Circuit Court Finds No Coverage for “Property Damage” Claims Arising from Insured’s WorkSeptember 30, 2011 |
After he was hired to deliver casing and oversee its installation in an oil well, the insured delivered the casing but removed more, as excess, than he should have. As a result of this error, the well was too shallow. The well owner had the well reworked and sued the insured to recover its expenses, asserting claims for breach of contract and negligence. The insured sued his commercial general liability insurance carrier for defense and indemnity. The district court granted the insurer’s motion for summary judgment, and the insured appealed.
In its decision, the U.S. Court of Appeals for the Fifth Circuit explained that the insured’s removal of more casing from the well site than he should have removed, because someone had made a mistake in counting, was an “occurrence” under the terms of the CGL policy, as construed by the Texas Supreme Court. The Fifth Circuit then examined whether the resulting damage alleged by the well’s owner – the failure to complete the well to the desired depth – constituted “property damage” under the policy.
The circuit court determined that the “property damage” – the completion of the well at an incorrect depth – arose out of the insured’s operations, and that it was precisely that well that had to be reworked because the insured had retrieved too much casing from the site, leaving an insufficient quantity of casing to reach the proper depth for completion. Moreover, the circuit court continued, the insured oversaw the running of that insufficient casing.

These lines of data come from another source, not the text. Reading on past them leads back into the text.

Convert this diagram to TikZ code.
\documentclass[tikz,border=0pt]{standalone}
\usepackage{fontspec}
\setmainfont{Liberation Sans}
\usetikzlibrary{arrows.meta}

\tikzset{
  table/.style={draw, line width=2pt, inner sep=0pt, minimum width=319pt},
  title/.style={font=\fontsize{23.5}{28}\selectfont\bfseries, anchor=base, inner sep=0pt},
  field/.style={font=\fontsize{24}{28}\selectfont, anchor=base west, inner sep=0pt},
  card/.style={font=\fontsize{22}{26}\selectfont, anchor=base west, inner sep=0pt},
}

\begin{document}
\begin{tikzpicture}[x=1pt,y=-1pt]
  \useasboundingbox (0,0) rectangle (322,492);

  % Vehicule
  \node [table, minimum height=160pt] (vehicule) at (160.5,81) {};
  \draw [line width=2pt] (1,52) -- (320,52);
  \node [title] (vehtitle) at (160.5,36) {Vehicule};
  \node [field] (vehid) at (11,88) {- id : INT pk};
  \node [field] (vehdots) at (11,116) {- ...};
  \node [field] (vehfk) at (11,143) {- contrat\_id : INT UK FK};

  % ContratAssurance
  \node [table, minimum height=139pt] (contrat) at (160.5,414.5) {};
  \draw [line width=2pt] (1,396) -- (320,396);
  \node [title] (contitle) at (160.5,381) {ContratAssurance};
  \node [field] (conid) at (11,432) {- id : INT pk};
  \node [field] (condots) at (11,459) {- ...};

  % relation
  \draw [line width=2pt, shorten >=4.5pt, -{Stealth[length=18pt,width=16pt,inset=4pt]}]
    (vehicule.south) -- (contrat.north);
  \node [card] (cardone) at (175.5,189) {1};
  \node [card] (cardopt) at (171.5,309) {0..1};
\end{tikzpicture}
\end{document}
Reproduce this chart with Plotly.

The policy did not cover this damage, the circuit court ruled, because of an exclusion applicable to property damage that “arises out of” operations that take place while the insured is “performing operations.” The circuit court found that the well was completed to the incorrect depth, i.e., damaged, while the insured was delivering and overseeing the running of casing on the well, as his “work” was characterized in the well owner’s complaint.
The Fifth Circuit also decided that another exclusion, applicable to “property” that had to be restored, repaired, or replaced because the insured’s work was incorrectly performed on it, barred coverage. The circuit court concluded that the insured caused defects in the construction of the well as a whole when he oversaw the installation of the deficient quantity of casing; thus, this exclusion was applicable. [Cook v. Admiral Ins. Co., No. 10-10722 (5th Cir. Aug 19, 2011).]